━━ Raw data ━━

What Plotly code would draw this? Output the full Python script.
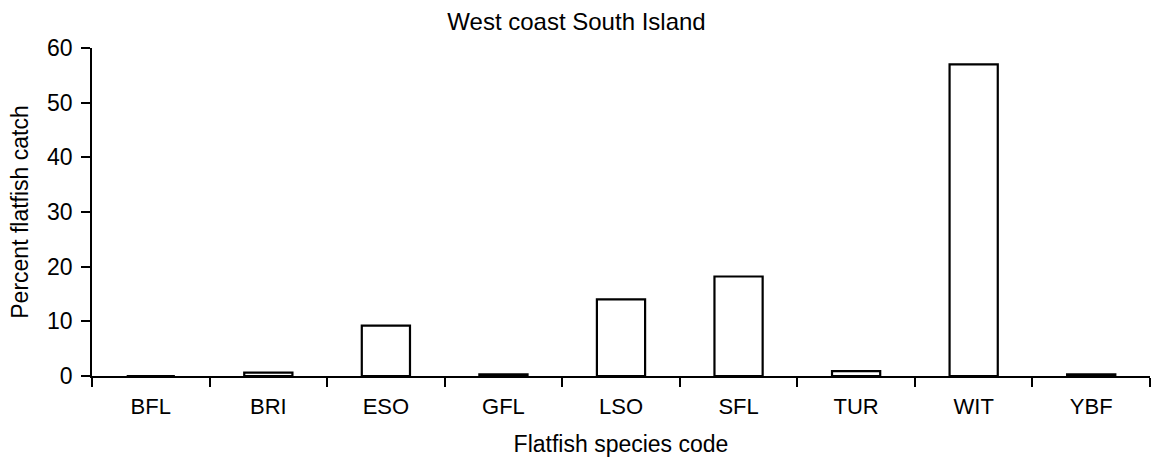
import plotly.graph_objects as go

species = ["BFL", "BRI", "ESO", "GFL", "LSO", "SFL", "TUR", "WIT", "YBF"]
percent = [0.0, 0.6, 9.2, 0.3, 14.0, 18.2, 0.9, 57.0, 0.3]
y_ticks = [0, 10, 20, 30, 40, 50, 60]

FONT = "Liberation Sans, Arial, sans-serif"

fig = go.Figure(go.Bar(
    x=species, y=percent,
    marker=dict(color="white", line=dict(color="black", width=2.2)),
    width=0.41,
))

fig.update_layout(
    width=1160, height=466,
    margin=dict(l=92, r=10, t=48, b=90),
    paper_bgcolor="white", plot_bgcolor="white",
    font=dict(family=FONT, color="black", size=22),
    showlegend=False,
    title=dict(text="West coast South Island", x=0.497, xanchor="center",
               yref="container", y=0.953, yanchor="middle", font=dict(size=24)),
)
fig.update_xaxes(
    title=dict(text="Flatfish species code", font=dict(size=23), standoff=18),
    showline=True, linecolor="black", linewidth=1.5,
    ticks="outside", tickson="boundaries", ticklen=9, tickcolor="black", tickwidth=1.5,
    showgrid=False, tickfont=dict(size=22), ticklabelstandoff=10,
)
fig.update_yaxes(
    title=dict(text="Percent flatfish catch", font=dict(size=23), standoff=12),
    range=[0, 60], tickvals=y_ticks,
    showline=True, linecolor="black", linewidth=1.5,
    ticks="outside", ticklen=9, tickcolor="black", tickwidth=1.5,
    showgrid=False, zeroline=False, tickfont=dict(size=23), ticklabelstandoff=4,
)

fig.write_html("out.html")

━━━

Stated task.
Find the lines that include the string "code", then copy each of them.

Solution to the problem.
What Plotly code would draw this? Output the full Python script.
    title=dict(text="Flatfish species code", font=dict(size=23), standoff=18),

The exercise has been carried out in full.